▶ [Dataset extract]:
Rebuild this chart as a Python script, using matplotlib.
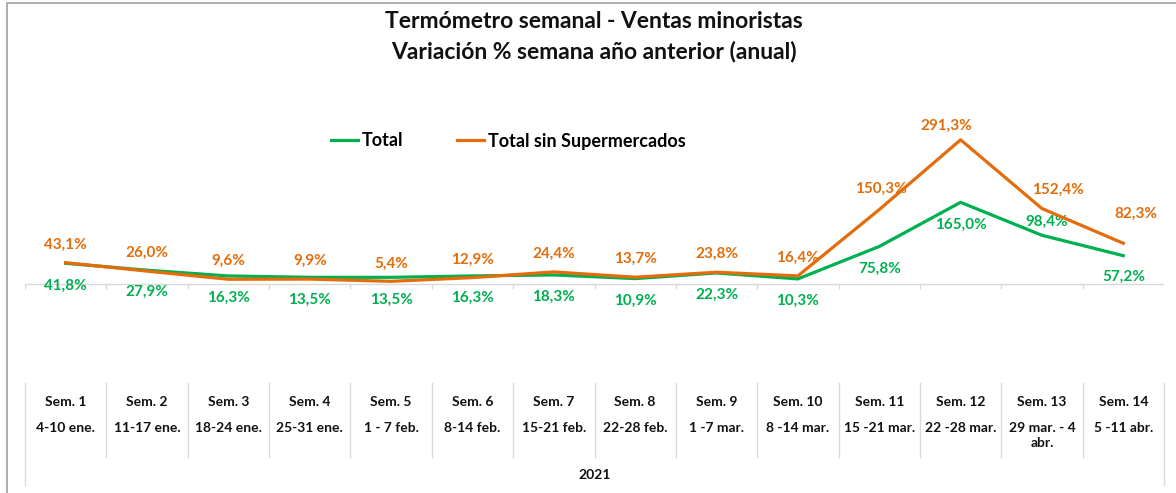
import matplotlib
import matplotlib.pyplot as plt
import matplotlib.transforms as mtransforms
from matplotlib.patches import Rectangle

matplotlib.use('Agg')

plt.rcParams['font.family'] = ['Lato', 'DejaVu Sans']

# datos
semanas = ['Sem. 1', 'Sem. 2', 'Sem. 3', 'Sem. 4', 'Sem. 5', 'Sem. 6', 'Sem. 7',
           'Sem. 8', 'Sem. 9', 'Sem. 10', 'Sem. 11', 'Sem. 12', 'Sem. 13', 'Sem. 14']
fechas = ['4-10 ene.', '11-17 ene.', '18-24 ene.', '25-31 ene.', '1 - 7 feb.', '8-14 feb.',
          '15-21 feb.', '22-28 feb.', '1 -7 mar.', '8 -14 mar.', '15 -21 mar.', '22 -28 mar.',
          '29 mar. - 4\nabr.', '5 -11 abr.']
total = [41.8, 27.9, 16.3, 13.5, 13.5, 16.3, 18.3, 10.9, 22.3, 10.3, 75.8, 165.0, 98.4, 57.2]
sin_super = [43.1, 26.0, 9.6, 9.9, 5.4, 12.9, 24.4, 13.7, 23.8, 16.4, 150.3, 291.3, 152.4, 82.3]
anio = '2021'

VERDE = '#00B050'
NARANJA = '#E46C0A'
GRIS = '#D9D9D9'
TEXTO = '#111111'

# desplazamiento de etiquetas (pixeles): (dx, dy)
off_total = [(0, -22)] * 12 + [(5, 13), (0, -21)]
off_sin = [(0, 18)] * 10 + [(2, 21), (-14, 14), (16, 19), (13, 29)]

W, H = 1176, 493
fig = plt.figure(figsize=(W / 100, H / 100), dpi=100)
ax = fig.add_axes([25 / W, (H - 383) / H, 1139 / W, 297 / H])

x = list(range(len(semanas)))
ax.plot(x, total, color=VERDE, lw=2.3, label='Total', solid_joinstyle='round', zorder=3)
ax.plot(x, sin_super, color=NARANJA, lw=2.3, label='Total sin Supermercados',
        solid_joinstyle='round', zorder=4)


def fmt(v):
    return f'{v:.1f}'.replace('.', ',') + '%'


for xi, v, (dx, dy) in zip(x, total, off_total):
    ax.annotate(fmt(v), (xi, v), xytext=(dx * 0.72, dy * 0.72), textcoords='offset points',
                ha='center', va='center', color=VERDE, fontsize=11, fontweight='bold')
for xi, v, (dx, dy) in zip(x, sin_super, off_sin):
    ax.annotate(fmt(v), (xi, v), xytext=(dx * 0.72, dy * 0.72), textcoords='offset points',
                ha='center', va='center', color=NARANJA, fontsize=11, fontweight='bold')

ax.set_xlim(-0.5, len(semanas) - 0.5)
ax.set_ylim(-200, 400)
ax.axis('off')

# eje horizontal en cero con marcas
ax.axhline(0, color=GRIS, lw=1, zorder=1)
bordes = [i - 0.5 for i in range(len(semanas) + 1)]
trans = mtransforms.blended_transform_factory(ax.transData, ax.transAxes)
px = 1 / 297
ax.vlines(bordes, -10, 0, color=GRIS, lw=1, zorder=1)

# tabla de categorías
for b in bordes[1:-1]:
    ax.plot([b, b], [0, -74 * px], transform=trans, color=GRIS, lw=1, clip_on=False)
for b in (bordes[0], bordes[-1]):
    ax.plot([b, b], [0, -102 * px], transform=trans, color=GRIS, lw=1, clip_on=False)
for xi, s, f in zip(x, semanas, fechas):
    ax.text(xi, -19 * px, s, transform=trans, ha='center', va='center', fontsize=10,
            fontweight='bold', color=TEXTO, clip_on=False)
    ax.text(xi, -39 * px, f, transform=trans, ha='center', va='top', fontsize=10,
            fontweight='bold', color=TEXTO, linespacing=1.3, clip_on=False)
ax.text(6.5, -92 * px, anio, transform=trans, ha='center', va='center', fontsize=10,
        fontweight='bold', color=TEXTO, clip_on=False)

# título y leyenda
fig.text(594 / W, 1 - 22 / H, 'Termómetro semanal - Ventas minoristas', ha='center', va='center',
         fontsize=16.5, fontweight='bold', color=TEXTO)
fig.text(594 / W, 1 - 52 / H, 'Variación % semana año anterior (anual)', ha='center', va='center',
         fontsize=16.5, fontweight='bold', color=TEXTO)
fig.legend(loc='center', bbox_to_anchor=(508 / W, 1 - 141 / H), ncol=2, frameon=False,
           handlelength=1.5, handletextpad=0.2, columnspacing=3.0,
           prop={'size': 13, 'weight': 'bold'})

# marco del gráfico
fig.patches.append(Rectangle((6.5 / W, -0.1), 1.2, 1.1 - 3.5 / H, transform=fig.transFigure,
                             fill=False, edgecolor='#A0A0A0', lw=1.2))

fig.savefig('out.png', dpi=100, facecolor='white')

▶ [Work to be completed]:
Exactly reproduce the run of lines from the start of the listing through the line with "color=NARANJA, fontsize=11, fontweight='bold')", inclusive; pictures are not copied.

▶ [Correct answer]:
Rebuild this chart as a Python script, using matplotlib.
import matplotlib
import matplotlib.pyplot as plt
import matplotlib.transforms as mtransforms
from matplotlib.patches import Rectangle

matplotlib.use('Agg')

plt.rcParams['font.family'] = ['Lato', 'DejaVu Sans']

# datos
semanas = ['Sem. 1', 'Sem. 2', 'Sem. 3', 'Sem. 4', 'Sem. 5', 'Sem. 6', 'Sem. 7',
           'Sem. 8', 'Sem. 9', 'Sem. 10', 'Sem. 11', 'Sem. 12', 'Sem. 13', 'Sem. 14']
fechas = ['4-10 ene.', '11-17 ene.', '18-24 ene.', '25-31 ene.', '1 - 7 feb.', '8-14 feb.',
          '15-21 feb.', '22-28 feb.', '1 -7 mar.', '8 -14 mar.', '15 -21 mar.', '22 -28 mar.',
          '29 mar. - 4\nabr.', '5 -11 abr.']
total = [41.8, 27.9, 16.3, 13.5, 13.5, 16.3, 18.3, 10.9, 22.3, 10.3, 75.8, 165.0, 98.4, 57.2]
sin_super = [43.1, 26.0, 9.6, 9.9, 5.4, 12.9, 24.4, 13.7, 23.8, 16.4, 150.3, 291.3, 152.4, 82.3]
anio = '2021'

VERDE = '#00B050'
NARANJA = '#E46C0A'
GRIS = '#D9D9D9'
TEXTO = '#111111'

# desplazamiento de etiquetas (pixeles): (dx, dy)
off_total = [(0, -22)] * 12 + [(5, 13), (0, -21)]
off_sin = [(0, 18)] * 10 + [(2, 21), (-14, 14), (16, 19), (13, 29)]

W, H = 1176, 493
fig = plt.figure(figsize=(W / 100, H / 100), dpi=100)
ax = fig.add_axes([25 / W, (H - 383) / H, 1139 / W, 297 / H])

x = list(range(len(semanas)))
ax.plot(x, total, color=VERDE, lw=2.3, label='Total', solid_joinstyle='round', zorder=3)
ax.plot(x, sin_super, color=NARANJA, lw=2.3, label='Total sin Supermercados',
        solid_joinstyle='round', zorder=4)


def fmt(v):
    return f'{v:.1f}'.replace('.', ',') + '%'


for xi, v, (dx, dy) in zip(x, total, off_total):
    ax.annotate(fmt(v), (xi, v), xytext=(dx * 0.72, dy * 0.72), textcoords='offset points',
                ha='center', va='center', color=VERDE, fontsize=11, fontweight='bold')
for xi, v, (dx, dy) in zip(x, sin_super, off_sin):
    ax.annotate(fmt(v), (xi, v), xytext=(dx * 0.72, dy * 0.72), textcoords='offset points',
                ha='center', va='center', color=NARANJA, fontsize=11, fontweight='bold')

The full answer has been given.